В этой свежести, в конструктивности натуры, может быть, и кроется главная тайна его личности, главный ее движитель.
Удивительной, почти чудесной, была черта приятия новой жизни у человека давно сложившегося, прожившего полвека в иной среде, в ином окружении, чудесной казалась эта способность оставить где‑то, в прежних годах, громоздкий и замысловатый багаж прошлого и легкой походкой пойти навстречу трудностям и бедам, заботам и потерям последней трети своей жизни.
Он был путешественник, странник по натуре и хорошо знал, что лучше брести налегке. В нескольких своих повестях он описывал этого странника, мудреца, бредущего по земле с легким грузом мудрости, грузом, который, нарастая, не тяжелеет. Он как бы шел поверх вещественного мира, из него забрав только образы книг.
«Поспеши сказать доброе слово встречному, может быть, больше не придется свидеться» — эта восточная поговорка была эпиграфом к одной из повестей Яна. Она могла бы быть девизом, начертанным на его гербе.

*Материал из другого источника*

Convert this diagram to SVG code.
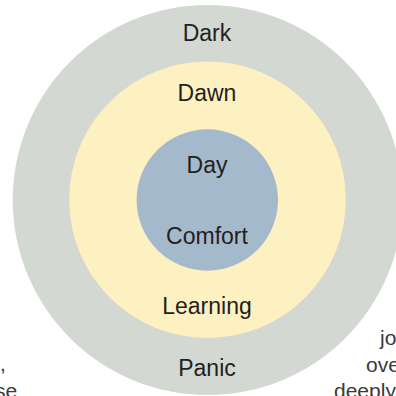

Вскоре после памятного лета Янчевецкие уехали в Самарканд. Оттуда Мария Алексеевна регулярно писала письма моей матери. А когда Янчевецкие возвратились в Москву, возобновилось общение с ними. Не могу точно припомнить, сразу ли они поселились на углу Столового и Большой Никитской, почти напротив церкви, где венчался Пушкин, но хорошо помню их две комнаты в коммунальной квартире. В большей, проходной, стоял стол, за которым принимали гостей. Кажется, другой приметной мебели там не было. Были только книги, которые неизвестно как заводились при скромных средствах семьи.
Книги Василия Григорьевича производили на меня сильное впечатление и оказали большое влияние на мое раннее развитие.
Выход «Финикийского корабля» был важным событием для всех, кто окружал писателя в те годы. У нас в доме появился экземпляр с автографом, которым гордились и показывали знакомым и родственникам.
«Финикийский корабль» был одной из любимых книг моего детства. Среди иллюстраций там была таблица с финикийским алфавитом. Я выучился писать финикийские буквы, сопоставил их с русским алфавитом и, заводя дневник, писал в нем финикийскими буквами, что спасало мои записи от любопытных.